[What is needed] Below are some records. Retype exactly the lines from the one containing "Output the Python" through the one containing "from matplotlib.patches import Patch", both included, skipping every picture.

⟨

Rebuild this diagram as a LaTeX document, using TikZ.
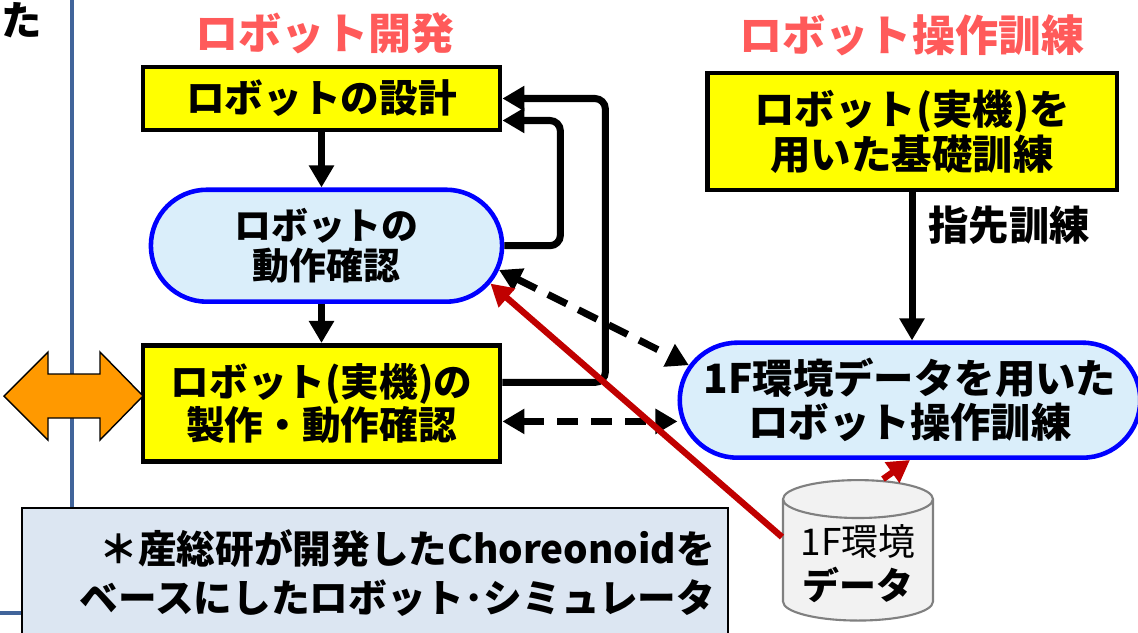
\documentclass[tikz,border=0pt]{standalone}
\usepackage{fontspec}
\setmainfont{Noto Sans CJK JP}
\usepackage{xcolor}
\definecolor{boxyellow}{HTML}{FFFF00}
\definecolor{lightcyan}{HTML}{DAEEFA}
\definecolor{linkblue}{HTML}{0000FF}
\definecolor{titlered}{HTML}{FF5A5A}
\definecolor{datared}{HTML}{C00000}
\definecolor{arrorange}{HTML}{FF9900}
\definecolor{notebg}{HTML}{DCE6F2}
\definecolor{rulecol}{HTML}{41649A}
\definecolor{dbgray}{HTML}{F2F2F2}
\usetikzlibrary{positioning,arrows.meta,shapes.misc,shapes.geometric}

\begin{document}
\begin{tikzpicture}[
  x=0.02cm, y=-0.02cm,
  ybox/.style={draw, line width=2.8pt, fill=boxyellow, align=center,
               font=\bfseries\fontsize{22}{22.5}\selectfont},
  cbox/.style={rounded rectangle, draw=linkblue, line width=2.6pt, fill=lightcyan,
               align=center, font=\bfseries\fontsize{21}{23}\selectfont},
  ttl/.style={text=titlered, font=\bfseries\fontsize{24.5}{27}\selectfont},
  arr/.style={-{Triangle[length=0.44cm, width=0.48cm]}, line width=4pt},
  darr/.style={{Triangle[length=0.44cm, width=0.48cm]}-{Triangle[length=0.44cm, width=0.48cm]},
               line width=4pt, dash pattern=on 0.42cm off 0.26cm},
  rarr/.style={-{Triangle[length=0.44cm, width=0.48cm]}, line width=3.6pt, color=datared},
  rule/.style={line width=2.2pt, color=rulecol}
]
  \useasboundingbox (0,0) rectangle (1138,632);

  \node[anchor=east, font=\bfseries\fontsize{23}{24}\selectfont] (cut) at (48,20) {いた};

  \node[ttl] (dev) at (325,33) {ロボット開発};
  \node[ttl] (ops) at (912,35) {ロボット操作訓練};

  \node[ybox, minimum width=7.14cm, minimum height=1.26cm] (D) at (321.5,98.5) {ロボットの設計};
  \node[cbox, minimum width=7.26cm, minimum height=2.24cm, below=1.1cm of D, xshift=0.1cm] (C) {ロボットの\\動作確認};
  \node[ybox, minimum width=7.14cm, minimum height=2.32cm, below=0.78cm of C, xshift=-0.1cm] (M) {ロボット(実機)の\\製作・動作確認};

  \node[ybox, font=\bfseries\fontsize{23}{24}\selectfont, minimum width=8.2cm, minimum height=2.34cm] (B) at (912,131.5) {ロボット(実機)を\\用いた基礎訓練};
  \node[cbox, font=\bfseries\fontsize{23}{25}\selectfont, minimum width=9cm, minimum height=2.3cm, below=2.96cm of B, xshift=-0.04cm] (T) {1F環境データを用いた\\ロボット操作訓練};

  \node[cylinder, shape border rotate=90, aspect=0.3, draw=gray, line width=1.2pt, fill=dbgray,
        minimum width=3cm, minimum height=2.46cm, align=center,
        font=\fontsize{21}{25}\selectfont] (E) at (858,564) {1F環境\\\textbf{データ}};

  \node[draw, line width=0.8pt, fill=notebg, minimum width=14.12cm, minimum height=2.6cm,
        text width=13.6cm, inner xsep=0.26cm, align=right,
        font=\bfseries\fontsize{22}{28}\selectfont] (N) at (375,573)
        {＊産総研が開発したChoreonoidを\\ベースにしたロボット･シミュレータ};

  % frame rules
  \draw[rule] (72,0) -- (72,0 |- N.north);
  \draw[rule] (0,613) -- (0,613 -| N.west);

  \draw[fill=arrorange, line width=0.8pt] (4,396) -- (48,352) -- (48,374) -- (100,374) -- (100,352)
    -- (143,396) -- (100,440) -- (100,418) -- (48,418) -- (48,440) -- cycle;

  \draw[arr] (D.south) -- (D.south |- C.north);
  \draw[arr] (C.south -| D.south) -- (M.north);
  \draw[arr, rounded corners=6pt] (C.east) -| ([xshift=1.16cm, yshift=-0.44cm]D.east) -- ([yshift=-0.44cm]D.east);
  \draw[arr, rounded corners=6pt] ([yshift=0.42cm]M.east) -| ([xshift=2.06cm]D.east) -- (D.east);
  \draw[arr] (B.south) -- node[pos=0.22, right=0.26cm, inner sep=0, font=\bfseries\fontsize{23}{25}\selectfont] (fing) {指先訓練} (T.north -| B.south);

  \draw[darr] (C.-8) -- (T.171);
  \draw[darr] ([yshift=-0.36cm]M.east) -- ([yshift=-0.36cm]M.east -| T.west);

  \draw[rarr] ([yshift=0.54cm]E.west) -- (C.-13);
  \draw[rarr] ([xshift=0.5cm]E.north) -- (T.south);
\end{tikzpicture}
\end{document}
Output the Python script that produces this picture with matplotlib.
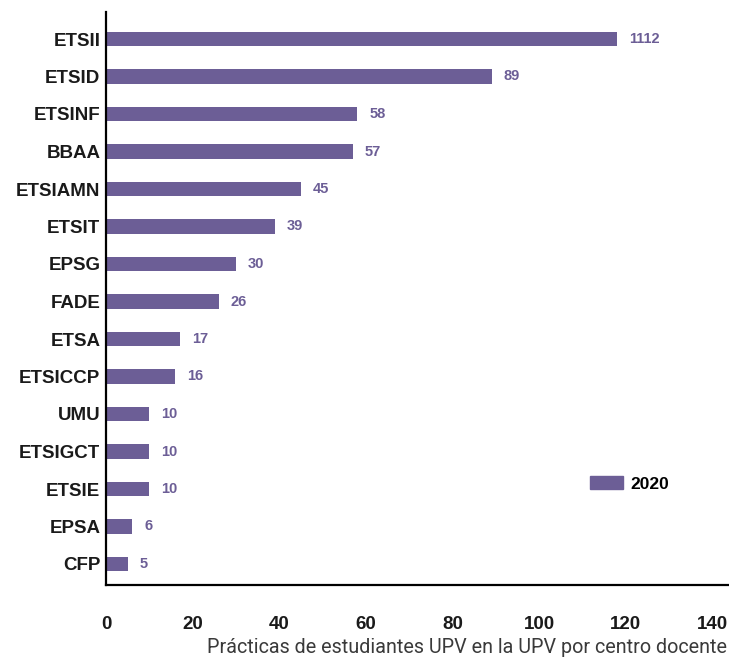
import matplotlib
matplotlib.use("Agg")
import matplotlib.pyplot as plt
from matplotlib.patches import Patch

# Datos: prácticas por centro docente (2020)
centros = ["ETSII", "ETSID", "ETSINF", "BBAA", "ETSIAMN", "ETSIT", "EPSG", "FADE",
           "ETSA", "ETSICCP", "UMU", "ETSIGCT", "ETSIE", "EPSA", "CFP"]
valores = [118, 89, 58, 57, 45, 39, 30, 26, 17, 16, 10, 10, 10, 6, 5]
etiquetas = ["1112", "89", "58", "57", "45", "39", "30", "26", "17", "16",
             "10", "10", "10", "6", "5"]
ticks_x = [0, 20, 40, 60, 80, 100, 120, 140]

morado = "#6c5e96"
plt.rcParams["font.family"] = ["Liberation Sans", "DejaVu Sans"]

fig = plt.figure(figsize=(7.29, 6.58), dpi=100)
# ejes colocados en pixeles de la imagen original
ax = fig.add_axes([106 / 729, 1 - 585 / 658, (729 - 106) / 729, (585 - 12) / 658])

pos = list(range(len(centros)))
ax.barh(pos, valores, height=0.375, color=morado, label="2020")

for p, v, t in zip(pos, valores, etiquetas):
    ax.text(v + 2.8, p, t, va="center", ha="left", fontsize=10.5,
            fontweight="bold", color=morado)

ax.set_yticks(pos)
ax.set_yticklabels(centros, fontsize=13.5, fontweight="bold", color="#1a1a1a")
ax.set_ylim(len(centros) - 1 + 0.56, -0.72)
ax.set_xlim(0, 143.8)
ax.set_xticks(ticks_x)
ax.set_xticklabels([str(t) for t in ticks_x], fontsize=13.5, fontweight="bold",
                   color="#1a1a1a")
ax.tick_params(axis="both", length=0)
ax.tick_params(axis="x", pad=22)
ax.tick_params(axis="y", pad=4)

for s in ["top", "right"]:
    ax.spines[s].set_visible(False)
ax.spines["left"].set_linewidth(1.6)
ax.spines["bottom"].set_linewidth(1.6)

fig.legend(handles=[Patch(color=morado, label="2020")], loc="center left",
           bbox_to_anchor=(574 / 729, 1 - 484 / 658), frameon=False,
           prop={"weight": "bold", "size": 12.5}, handlelength=1.9,
           handleheight=0.75, handletextpad=0.45)

fig.text(727 / 729, 1 - 653 / 658, "Prácticas de estudiantes UPV en la UPV por centro docente",
         ha="right", va="baseline", fontsize=14.2, color="#3a3a3a",
         family=["Roboto", "DejaVu Sans"], fontweight="normal")

fig.savefig("out.png", dpi=100)
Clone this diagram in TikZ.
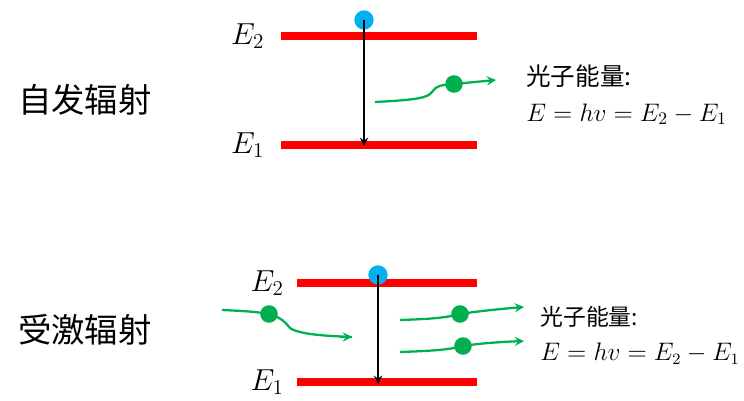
\documentclass[tikz,border=0pt]{standalone}
\usepackage{fontspec}
\newfontfamily\cjk{Noto Sans CJK SC}
\usetikzlibrary{positioning, arrows}
\definecolor{lvred}{RGB}{255,0,0}
\definecolor{eblue}{RGB}{0,176,240}
\definecolor{pgreen}{RGB}{0,176,80}
\begin{document}
\begin{tikzpicture}[x=0.02cm,y=-0.02cm]

\tikzstyle{arrow} = [line width=1.1pt,->,>=stealth]
\tikzset{level/.style = {draw=lvred, line width=4pt}, }
\tikzset{electron/.style = {circle, fill=eblue, inner sep=0pt, minimum size=11pt}, }
\tikzset{photon/.style = {circle, fill=pgreen, inner sep=0pt, minimum size=10pt}, }
\tikzset{ray/.style = {draw=pgreen, line width=1.3pt, >=stealth}, }
\tikzset{elabel/.style = {font=\fontsize{18}{20}\selectfont}, }
\tikzset{title/.style = {font=\cjk\fontsize{19}{22}\selectfont, anchor=west}, }
\tikzset{energy/.style = {anchor=west, align=left, inner sep=0pt}, }
\useasboundingbox (0,0) rectangle (744,401);

% spontaneous emission
\node[title] (T1) at (12,100) {自发辐射};
\coordinate (U2a) at (281,36); \coordinate (U2b) at (477,36);
\coordinate (U1a) at (281,145); \coordinate (U1b) at (477,145);
\draw[level] (U2a) -- (U2b);
\draw[level] (U1a) -- (U1b);
\node[elabel, left=6pt of U2a] (UE2) {$E_2$};
\node[elabel, left=6pt of U1a] (UE1) {$E_1$};
\node[electron] (Ue) at (364,20) {};
\coordinate (Ud) at (364,146);
\draw[arrow] (Ue.center) -- (Ud);
\coordinate (Us) at (375,102);
\node[photon] (Up) at (454,84) {};
\coordinate (Uf) at (496,80);
\draw[ray] (Us) .. controls (415,100) and (428,98) .. (432,92)
  .. controls (436,86) and (440,85) .. (Up.center);
\draw[ray,->] (Up.center) -- (Uf);
\node[energy] (UT) at (526,95) {{\cjk\fontsize{14}{16}\selectfont 光子能量:}\\[8pt]
  {\fontsize{14.5}{17}\selectfont $E=hv=E_2-E_1$}};

% stimulated emission
\node[title] (T2) at (12,330) {受激辐射};
\coordinate (L2a) at (297,283); \coordinate (L2b) at (477,283);
\coordinate (L1a) at (297,382); \coordinate (L1b) at (477,382);
\draw[level] (L2a) -- (L2b);
\draw[level] (L1a) -- (L1b);
\node[elabel, left=4pt of L2a] (LE2) {$E_2$};
\node[elabel, left=4pt of L1a] (LE1) {$E_1$};
\node[electron] (Le) at (378,275) {};
\coordinate (Ld) at (378,384);
\draw[arrow] (Le.center) -- (Ld);
% incoming photon
\coordinate (Li) at (222,310);
\node[photon] (Lp) at (269,314) {};
\coordinate (Lo) at (352,337);
\draw[ray] (Li) .. controls (245,311) and (258,312) .. (Lp.center)
  .. controls (282,318) and (285,322) .. (290,328)
  .. controls (300,335) and (330,336) .. (Lo);
\draw[ray,->] (340,337) -- (Lo);
% two outgoing photons
\coordinate (La) at (400,320);
\node[photon] (Lq) at (460,314) {};
\coordinate (Lb) at (524,307);
\draw[ray] (La) .. controls (430,319) and (445,318) .. (Lq.center);
\draw[ray,->] (Lq.center) .. controls (480,311) and (500,309) .. (Lb);
\coordinate (Lc) at (400,352);
\node[photon] (Lr) at (463,346) {};
\coordinate (Le2) at (524,341);
\draw[ray] (Lc) .. controls (430,351) and (448,350) .. (Lr.center);
\draw[ray,->] (Lr.center) .. controls (483,343) and (500,342) .. (Le2);
\node[energy] (LT) at (540,335) {{\cjk\fontsize{13}{15}\selectfont 光子能量:}\\[8pt]
  {\fontsize{13.4}{16}\selectfont $E=hv=E_2-E_1$}};

\end{tikzpicture}
\end{document}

⟩

[The answer]
Output the Python script that produces this picture with matplotlib.
import matplotlib
matplotlib.use("Agg")
import matplotlib.pyplot as plt
from matplotlib.patches import Patch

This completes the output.